Wednesday, October 24, 2018

Gumdrop Pilgrimage

This article has been edited and included in The Leadhead's Pencil Blog Volume 5; copies are available print on demand through Amazon here, and I offer an ebook version in pdf format at the Legendary Lead Company here.

If you don't want the book but you enjoy this article, please consider supporting the Blog project here.

Eric Magnuson makes a pilgrimage to pencil central every so often, since we live within twenty miles of each other and from time to time we have things to swap back and forth.  Whenever I see him, he usually has a new addition to his collection of experimental Parker colors, and his recent sojourn was no exception:


This is to my knowledge the only of one of these oddball colors that is prevalent enough to have picked up a collectors’ nickname: “gumdrop.”   At least, that’s the name that swirls around in conneciton with these, and I don’t know of any official designation for the color by Parker.

Eric acquired all three of the top pieces from Warren Granek after much weeping and gnashing of teeth over the price.  My contribution to this picture is the ringtop at the bottom, which was bequeathed to me by Lee Anderson.   As is the case with most of these experimental plastics, examples in gumdrop are exceedingly fragile and unstable – in fact, part of the lower barrel of my example disintigrated in my hands when Lee first showed it to me (“Don’t worry,” he said - “it was coming your way anyway”).
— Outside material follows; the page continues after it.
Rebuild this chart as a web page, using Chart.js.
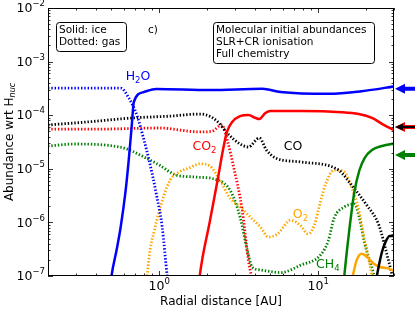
<!DOCTYPE html>
<html>
<head>
<meta charset="utf-8">
<script src="https://cdn.jsdelivr.net/npm/chart.js@4.4.0/dist/chart.umd.min.js"></script>
<style>
  html, body { margin: 0; padding: 0; background: #fff; }
</style>
</head>
<body>
<canvas id="grafico" width="415" height="310"></canvas>
<script>
// Datos: radio [AU] y abundancia relativa a H_nuc

// H2O
const h2oGasR  = [0.2, 0.573, 0.644, 0.724, 0.803, 0.864, 0.957, 1.045, 1.124, 1.16];
const h2oGasAb = [3.2e-4, 3.2e-4, 2.1e-4, 1.01e-4, 3.44e-5, 1.46e-5, 3.54e-6, 8.2e-7, 1e-7, 5e-8];
const h2oHieloR  = [0.49, 0.502, 0.54, 0.573, 0.616, 0.644, 0.673, 0.693, 0.803, 0.957, 2.08, 4.46, 5.8, 11.6, 18.8, 31];
const h2oHieloAb = [5e-8, 1e-7, 3.05e-7, 8.2e-7, 4.0e-6, 1.46e-5, 6.56e-5, 1.76e-4, 2.71e-4, 3.08e-4, 2.95e-4, 3.1e-4, 2.71e-4, 2.5e-4, 2.8e-4, 3.5e-4];

// CO
const coGasR  = [0.2, 0.358, 0.673, 1.158, 1.8, 2.08, 2.34, 2.67, 3.23, 3.64, 4.27, 4.73, 5.4, 7.79, 13.4, 16.2, 20.2, 24.1, 27.1, 29.2, 30.5];
const coGasAb = [6.56e-5, 7.5e-5, 8.87e-5, 9.6e-5, 1.05e-4, 9.6e-5, 7.5e-5, 4.7e-5, 2.9e-5, 2.55e-5, 3.76e-5, 2.24e-5, 1.59e-5, 1.34e-5, 9.5e-6, 5.0e-6, 2.1e-6, 8.9e-7, 2.5e-7, 1e-7, 4.4e-8];
const coHieloR  = [22.5, 23.4, 25.2, 26.7, 28.2, 31];
const coHieloAb = [5e-8, 1e-7, 2.8e-7, 4.5e-7, 5.6e-7, 5.6e-7];

// CO2
const co2GasR  = [0.2, 0.415, 1.0, 1.8, 2.14, 2.48, 2.71, 2.92, 3.33, 3.64, 3.8, 3.95];
const co2GasAb = [5.5e-5, 5.5e-5, 5.77e-5, 4.87e-5, 5.0e-5, 6.56e-5, 3.03e-5, 1.18e-5, 1.7e-6, 2e-7, 1e-7, 5e-8];
const co2HieloR  = [1.76, 1.8, 2.08, 2.34, 2.52, 2.67, 2.88, 3.23, 3.64, 4.03, 4.27, 4.66, 5.02, 7.79, 14, 18, 21.8, 25.2, 31];
const co2HieloAb = [5e-8, 1e-7, 1.02e-6, 6.5e-6, 2.24e-5, 4.87e-5, 7.5e-5, 9.6e-5, 1.01e-4, 8.9e-5, 8.5e-5, 1.1e-4, 1.2e-4, 1.2e-4, 1.14e-4, 1.05e-4, 8.9e-5, 6.9e-5, 5e-5];

// CH4
const ch4GasR  = [0.2, 0.296, 0.581, 0.673, 0.827, 1.0, 1.28, 1.72, 2.31, 2.79, 3.23, 3.58, 3.85, 4.33, 5.8, 7.79, 10.4, 11.6, 12.6, 14.6, 16.9, 18.2, 19.6, 21, 22.4, 23];
const ch4GasAb = [2.66e-5, 2.9e-5, 2.5e-5, 2.15e-5, 1.59e-5, 1.18e-5, 7.65e-6, 7.0e-6, 6.2e-6, 4.0e-6, 1.26e-6, 3.05e-7, 1.47e-7, 1.3e-7, 1.16e-7, 1.6e-7, 2.5e-7, 4.6e-7, 1.2e-6, 1.94e-6, 2.2e-6, 1.2e-6, 4.1e-7, 2e-7, 1e-7, 5e-8];
const ch4HieloR  = [14.3, 14.6, 15.7, 16.9, 18.2, 19.6, 21.8, 25.2, 31];
const ch4HieloAb = [5e-8, 1e-7, 7.2e-7, 3.7e-6, 9.5e-6, 1.59e-5, 2.24e-5, 2.66e-5, 3.0e-5];

// O2
const o2GasR  = [0.82, 0.84, 0.876, 0.93, 1.0, 1.076, 1.175, 1.34, 1.55, 1.8, 2.08, 2.41, 2.79, 3.23, 3.74, 4.33, 4.87, 5.56, 6.73, 7.79, 8.63, 9.43, 10.4, 11.2, 12.6, 14.4, 16.2, 18, 19.4, 20.5, 21.8, 22.7];
const o2GasAb = [5e-8, 1e-7, 3.05e-7, 6.8e-7, 1.6e-6, 3.3e-6, 6.2e-6, 8.8e-6, 1.04e-5, 1.24e-5, 1.13e-5, 6.2e-6, 2.85e-6, 1.94e-6, 1.26e-6, 8.2e-7, 5.35e-7, 6.1e-7, 1.1e-6, 8.6e-7, 6.1e-7, 8.6e-7, 2.6e-6, 5.4e-6, 9.5e-6, 9.1e-6, 4.6e-6, 1.7e-6, 5.35e-7, 2.5e-7, 1e-7, 4.5e-8];
const o2HieloR  = [16, 16.5, 17.5, 18.8, 20.5, 22.4, 24.5, 27.1, 31];
const o2HieloAb = [6.8e-8, 1e-7, 2e-7, 2.6e-7, 2.2e-7, 1.7e-7, 1.47e-7, 1.4e-7, 1.2e-7];

// Flechas de abundancias iniciales (borde derecho)
const flechaAb = [3.1e-4, 6.0e-5, 6.0e-5, 1.8e-5];
const flechaColor = ['#0000ff', '#ff0000', '#000000', '#008000'];

// Marcas de los ejes
const marcasX = [0.2, 0.3, 0.4, 0.5, 0.6, 0.7, 0.8, 0.9, 1, 2, 3, 4, 5, 6, 7, 8, 9, 10, 20, 30];
const marcasY = [];
for (let k = -7; k < -2; k++) {
  for (let m = 1; m <= 9; m++) marcasY.push(m * Math.pow(10, k));
}
marcasY.push(1e-2);

// Etiquetas de especies: [partes de texto, radio, abundancia, color]
const etiquetas = [
  [[['H', 0], ['2', 1], ['O', 0]], 0.616, 5.2e-4, '#0000ff'],
  [[['CO', 0], ['2', 1]], 1.62, 2.55e-5, '#ff0000'],
  [[['CO', 0]], 6.07, 2.55e-5, '#000000'],
  [[['O', 0], ['2', 1]], 6.93, 1.37e-6, '#ffa500'],
  [[['CH', 0], ['4', 1]], 9.71, 1.6e-7, '#008000']
];

const fuente = '"DejaVu Sans", sans-serif';

function puntos(rs, abs) {
  return rs.map((r, i) => ({ x: r, y: abs[i] }));
}

function serie(rs, abs, color, punteada) {
  return {
    data: puntos(rs, abs),
    borderColor: color,
    borderWidth: punteada ? 2.8 : 2.5,
    borderDash: punteada ? [1.4, 1.9] : [],
    borderCapStyle: 'butt',
    pointRadius: 0,
    fill: false,
    cubicInterpolationMode: 'monotone'
  };
}

function esPotencia(v) {
  const l = Math.log10(v);
  return Math.abs(l - Math.round(l)) < 1e-9;
}

// Texto con subíndices
function textoSub(ctx, partes, x, y, color) {
  ctx.fillStyle = color;
  ctx.textBaseline = 'middle';
  ctx.textAlign = 'left';
  let cx = x;
  partes.forEach(([t, sub]) => {
    ctx.font = (sub ? '8.5px ' : '12.5px ') + fuente;
    ctx.fillText(t, cx, sub ? y + 4 : y);
    cx += ctx.measureText(t).width;
  });
}

// Potencia de diez con exponente
function potencia(ctx, exp, x, y, alinear) {
  ctx.textBaseline = 'middle';
  ctx.textAlign = 'left';
  ctx.font = '8.5px ' + fuente;
  const e = String(exp).replace('-', '\u2212');
  const wE = ctx.measureText(e).width;
  ctx.font = '12.5px ' + fuente;
  const wB = ctx.measureText('10').width;
  const total = wB + wE;
  let x0 = alinear === 'right' ? x - total : x - total / 2;
  ctx.fillStyle = '#000';
  ctx.fillText('10', x0, y + 1);
  ctx.font = '8.5px ' + fuente;
  ctx.fillText(e, x0 + wB, y - 4);
}

const dibujoExtra = {
  id: 'dibujoExtra',
  afterDatasetsDraw(chart) {
    const ctx = chart.ctx;
    const a = chart.chartArea;
    const sx = chart.scales.x, sy = chart.scales.y;
    ctx.save();

    // Etiquetas de especies
    etiquetas.forEach(([partes, r, ab, color]) => {
      textoSub(ctx, partes, sx.getPixelForValue(r), sy.getPixelForValue(ab), color);
    });

    // Marco
    ctx.strokeStyle = '#000';
    ctx.lineWidth = 1;
    ctx.strokeRect(a.left + 0.5, a.top + 0.5, a.right - a.left - 1, a.bottom - a.top - 1);

    // Marcas hacia dentro
    ctx.lineWidth = 0.8;
    ctx.beginPath();
    sx.ticks.forEach(t => {
      const px = Math.round(sx.getPixelForValue(t.value)) + 0.5;
      const l = esPotencia(t.value) ? 5 : 2.5;
      ctx.moveTo(px, a.bottom); ctx.lineTo(px, a.bottom - l);
      ctx.moveTo(px, a.top); ctx.lineTo(px, a.top + l);
    });
    sy.ticks.forEach(t => {
      const py = Math.round(sy.getPixelForValue(t.value)) + 0.5;
      const l = esPotencia(t.value) ? 5 : 2.5;
      ctx.moveTo(a.left, py); ctx.lineTo(a.left + l, py);
      ctx.moveTo(a.right, py); ctx.lineTo(a.right - l, py);
    });
    ctx.stroke();

    // Etiquetas de las marcas
    sx.ticks.forEach(t => {
      if (esPotencia(t.value)) potencia(ctx, Math.round(Math.log10(t.value)), sx.getPixelForValue(t.value), a.bottom + 10, 'center');
    });
    sy.ticks.forEach(t => {
      if (esPotencia(t.value)) potencia(ctx, Math.round(Math.log10(t.value)), a.left - 3, sy.getPixelForValue(t.value), 'right');
    });

    // Títulos de los ejes
    ctx.fillStyle = '#000';
    ctx.font = '12px ' + fuente;
    ctx.textAlign = 'center';
    ctx.textBaseline = 'middle';
    ctx.fillText('Radial distance [AU]', (a.left + a.right) / 2, 302);

    ctx.save();
    ctx.translate(10, (a.top + a.bottom) / 2);
    ctx.rotate(-Math.PI / 2);
    ctx.font = '12px ' + fuente;
    const t1 = 'Abundance wrt H';
    const w1 = ctx.measureText(t1).width;
    ctx.font = 'italic 8px ' + fuente;
    const w2 = ctx.measureText('nuc').width;
    let x0 = -(w1 + w2) / 2;
    ctx.textAlign = 'left';
    ctx.font = '12px ' + fuente;
    ctx.fillText(t1, x0, 0);
    ctx.font = 'italic 8px ' + fuente;
    ctx.fillText('nuc', x0 + w1, 3);
    ctx.restore();

    // Cajas de texto
    function caja(x, y, w, h, lineas) {
      ctx.fillStyle = '#fff';
      ctx.strokeStyle = '#000';
      ctx.lineWidth = 1;
      ctx.beginPath();
      ctx.roundRect(x + 0.5, y + 0.5, w, h, 3);
      ctx.fill();
      ctx.stroke();
      ctx.fillStyle = '#000';
      ctx.font = '10.5px ' + fuente;
      ctx.textAlign = 'left';
      ctx.textBaseline = 'middle';
      lineas.forEach((l, i) => ctx.fillText(l, x + 3, y + 8 + i * 12));
    }
    caja(56, 22, 70, 29, ['Solid: ice', 'Dotted: gas']);
    caja(213, 22, 161, 41, ['Molecular initial abundances', 'SLR+CR ionisation', 'Full chemistry']);
    ctx.font = '10.5px ' + fuente;
    ctx.fillStyle = '#000';
    ctx.fillText('c)', 148, 30);

    // Flechas
    flechaAb.forEach((ab, i) => {
      const y = sy.getPixelForValue(ab);
      const fina = flechaColor[i] === '#000000';
      const g = fina ? 1 : 2;
      const cab = fina ? 3.5 : 5;
      const largo = fina ? 8 : 10;
      const xt = a.right + 1;
      ctx.fillStyle = flechaColor[i];
      ctx.beginPath();
      ctx.moveTo(xt, y);
      ctx.lineTo(xt + largo, y - cab);
      ctx.lineTo(xt + largo, y - g);
      ctx.lineTo(415, y - g);
      ctx.lineTo(415, y + g);
      ctx.lineTo(xt + largo, y + g);
      ctx.lineTo(xt + largo, y + cab);
      ctx.closePath();
      ctx.fill();
    });

    ctx.restore();
  }
};

new Chart(document.getElementById('grafico'), {
  type: 'line',
  data: {
    datasets: [
      serie(h2oHieloR, h2oHieloAb, '#0000ff', false),
      serie(co2HieloR, co2HieloAb, '#ff0000', false),
      serie(coHieloR, coHieloAb, '#000000', false),
      serie(ch4HieloR, ch4HieloAb, '#008000', false),
      serie(o2HieloR, o2HieloAb, '#ffa500', false),
      serie(h2oGasR, h2oGasAb, '#0000ff', true),
      serie(coGasR, coGasAb, '#000000', true),
      serie(co2GasR, co2GasAb, '#ff0000', true),
      serie(o2GasR, o2GasAb, '#ffa500', true),
      serie(ch4GasR, ch4GasAb, '#008000', true)
    ]
  },
  options: {
    responsive: false,
    animation: false,
    layout: { padding: { top: 8, right: 21, left: 0, bottom: 0 } },
    plugins: { legend: { display: false }, tooltip: { enabled: false } },
    scales: {
      x: {
        type: 'logarithmic',
        min: 0.2,
        max: 30,
        grid: { display: false, drawTicks: false },
        border: { display: false },
        ticks: { display: false, autoSkip: false },
        afterBuildTicks: (s) => { s.ticks = marcasX.map(v => ({ value: v })); },
        afterFit: (s) => { s.height = 34; }
      },
      y: {
        type: 'logarithmic',
        min: 1e-7,
        max: 1e-2,
        grid: { display: false, drawTicks: false },
        border: { display: false },
        ticks: { display: false, autoSkip: false },
        afterBuildTicks: (s) => { s.ticks = marcasY.map(v => ({ value: v })); },
        afterFit: (s) => { s.width = 48; }
      }
    }
  },
  plugins: [dibujoExtra]
});
</script>
</body>
</html>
Note the “deluxe” bands with the slightly wider middle one, and there’s something else a bit unusual about this one: the tip is much shorter – not Vacumatic shorter mind you, but it doesn’t look like a Parker tip:


Eric had one other experimental Parker to show me.  I had seen this one before – Pearce Jarvis and Brian McQueen had partnered to purchase it in a recent auction in Janesville, Wisconsin of a hoard from the estate of a former Parker employee.


Joe and I both took a pass on this one - not that we doubted the legitimacy of it, since it’s fully marked with a Duofold imprint and has direct provenance back to the Parker factory.


The level of commitment required to pick this one up was more than a general pencil collector than I could manage, and even more than a Parker pencil specialist like Joe was able to muster – it took a specialist within a specialty like Eric, who collects Parker pencils in experimental plastics, to bring Brian and Pearce’s pencil into the fold.